## begin Collected data
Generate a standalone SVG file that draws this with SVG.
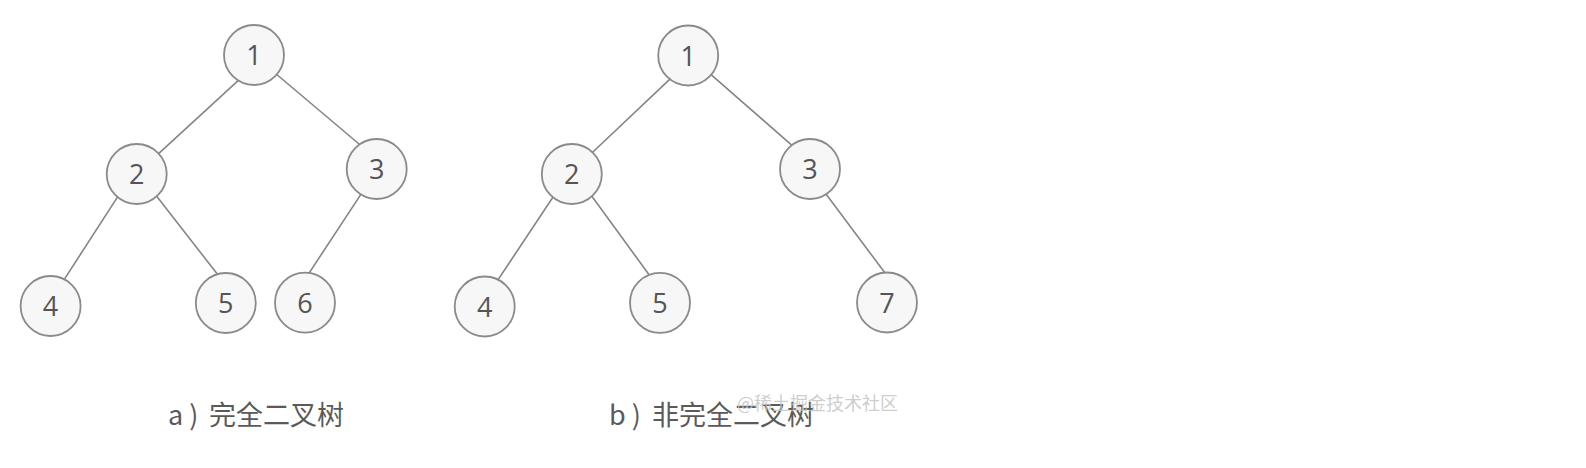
<svg xmlns="http://www.w3.org/2000/svg" width="1586" height="468" viewBox="0 0 1586 468">
<style>
.edge{stroke:#858585;stroke-width:1.6;fill:none;stroke-linecap:round}
.node circle{fill:#f7f7f7;stroke:#8a8a8a;stroke-width:1.8}
.node text{font-family:"Open Sans","DejaVu Sans",sans-serif;font-size:27px;fill:#555;text-anchor:middle}
.label{font-family:"Noto Sans CJK SC",sans-serif;font-size:27px;fill:#5a5a5a}
.wm{font-family:"Noto Sans CJK SC",sans-serif;font-size:18px;fill:#c4c4c4;fill-opacity:0.85}
</style>
<rect width="1586" height="468" fill="#ffffff"/>
<g id="connectors">
<line class="edge" x1="239.2" y1="79.6" x2="154.8" y2="157.1"/>
<line class="edge" x1="273.2" y1="71.5" x2="364.4" y2="148.5"/>
<line class="edge" x1="121" y1="191.6" x2="61.7" y2="283.4"/>
<line class="edge" x1="153.4" y1="192" x2="221.6" y2="279.6"/>
<line class="edge" x1="362.7" y1="191.6" x2="305.6" y2="278.4"/>
<line class="edge" x1="673.1" y1="76.2" x2="589.2" y2="155.5"/>
<line class="edge" x1="707.3" y1="71.4" x2="797.7" y2="150.3"/>
<line class="edge" x1="554.4" y1="195" x2="495.6" y2="283.4"/>
<line class="edge" x1="588.6" y1="191.8" x2="654" y2="281.5"/>
<line class="edge" x1="824.5" y1="191.9" x2="888.8" y2="278.1"/>
</g>
<g id="a1" class="node"><circle cx="254" cy="55" r="30"/><text x="254" y="65">1</text></g>
<g id="a2" class="node"><circle cx="136.7" cy="174" r="30"/><text x="136.7" y="184">2</text></g>
<g id="a3" class="node"><circle cx="376.7" cy="169" r="30"/><text x="376.7" y="179">3</text></g>
<g id="a4" class="node"><circle cx="50.6" cy="306" r="30"/><text x="50.6" y="316">4</text></g>
<g id="a5" class="node"><circle cx="225.8" cy="303" r="30"/><text x="225.8" y="313">5</text></g>
<g id="a6" class="node"><circle cx="305" cy="302.7" r="30"/><text x="305" y="312.7">6</text></g>
<g id="b1" class="node"><circle cx="688.2" cy="55.5" r="30"/><text x="688.2" y="65.5">1</text></g>
<g id="b2" class="node"><circle cx="571.8" cy="174" r="30"/><text x="571.8" y="184">2</text></g>
<g id="b3" class="node"><circle cx="810" cy="169" r="30"/><text x="810" y="179">3</text></g>
<g id="b4" class="node"><circle cx="484.7" cy="306.5" r="30"/><text x="484.7" y="316.5">4</text></g>
<g id="b5" class="node"><circle cx="660" cy="302.8" r="30"/><text x="660" y="312.8">5</text></g>
<g id="b7" class="node"><circle cx="887" cy="302.5" r="30"/><text x="887" y="312.5">7</text></g>
<g id="labels">
<text class="label" y="425"><tspan x="168">a )</tspan><tspan x="209">完全二叉树</tspan></text>
<text class="label" y="425"><tspan x="609">b )</tspan><tspan x="652">非完全二叉树</tspan></text>
<text class="wm" x="737" y="410">@稀土掘金技术社区</text>
</g>
</svg>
## end Collected data
• Task objective
Make an exact reproduction of the listing above, without any pictures.

• Worked solution
Generate a standalone SVG file that draws this with SVG.
<svg xmlns="http://www.w3.org/2000/svg" width="1586" height="468" viewBox="0 0 1586 468">
<style>
.edge{stroke:#858585;stroke-width:1.6;fill:none;stroke-linecap:round}
.node circle{fill:#f7f7f7;stroke:#8a8a8a;stroke-width:1.8}
.node text{font-family:"Open Sans","DejaVu Sans",sans-serif;font-size:27px;fill:#555;text-anchor:middle}
.label{font-family:"Noto Sans CJK SC",sans-serif;font-size:27px;fill:#5a5a5a}
.wm{font-family:"Noto Sans CJK SC",sans-serif;font-size:18px;fill:#c4c4c4;fill-opacity:0.85}
</style>
<rect width="1586" height="468" fill="#ffffff"/>
<g id="connectors">
<line class="edge" x1="239.2" y1="79.6" x2="154.8" y2="157.1"/>
<line class="edge" x1="273.2" y1="71.5" x2="364.4" y2="148.5"/>
<line class="edge" x1="121" y1="191.6" x2="61.7" y2="283.4"/>
<line class="edge" x1="153.4" y1="192" x2="221.6" y2="279.6"/>
<line class="edge" x1="362.7" y1="191.6" x2="305.6" y2="278.4"/>
<line class="edge" x1="673.1" y1="76.2" x2="589.2" y2="155.5"/>
<line class="edge" x1="707.3" y1="71.4" x2="797.7" y2="150.3"/>
<line class="edge" x1="554.4" y1="195" x2="495.6" y2="283.4"/>
<line class="edge" x1="588.6" y1="191.8" x2="654" y2="281.5"/>
<line class="edge" x1="824.5" y1="191.9" x2="888.8" y2="278.1"/>
</g>
<g id="a1" class="node"><circle cx="254" cy="55" r="30"/><text x="254" y="65">1</text></g>
<g id="a2" class="node"><circle cx="136.7" cy="174" r="30"/><text x="136.7" y="184">2</text></g>
<g id="a3" class="node"><circle cx="376.7" cy="169" r="30"/><text x="376.7" y="179">3</text></g>
<g id="a4" class="node"><circle cx="50.6" cy="306" r="30"/><text x="50.6" y="316">4</text></g>
<g id="a5" class="node"><circle cx="225.8" cy="303" r="30"/><text x="225.8" y="313">5</text></g>
<g id="a6" class="node"><circle cx="305" cy="302.7" r="30"/><text x="305" y="312.7">6</text></g>
<g id="b1" class="node"><circle cx="688.2" cy="55.5" r="30"/><text x="688.2" y="65.5">1</text></g>
<g id="b2" class="node"><circle cx="571.8" cy="174" r="30"/><text x="571.8" y="184">2</text></g>
<g id="b3" class="node"><circle cx="810" cy="169" r="30"/><text x="810" y="179">3</text></g>
<g id="b4" class="node"><circle cx="484.7" cy="306.5" r="30"/><text x="484.7" y="316.5">4</text></g>
<g id="b5" class="node"><circle cx="660" cy="302.8" r="30"/><text x="660" y="312.8">5</text></g>
<g id="b7" class="node"><circle cx="887" cy="302.5" r="30"/><text x="887" y="312.5">7</text></g>
<g id="labels">
<text class="label" y="425"><tspan x="168">a )</tspan><tspan x="209">完全二叉树</tspan></text>
<text class="label" y="425"><tspan x="609">b )</tspan><tspan x="652">非完全二叉树</tspan></text>
<text class="wm" x="737" y="410">@稀土掘金技术社区</text>
</g>
</svg>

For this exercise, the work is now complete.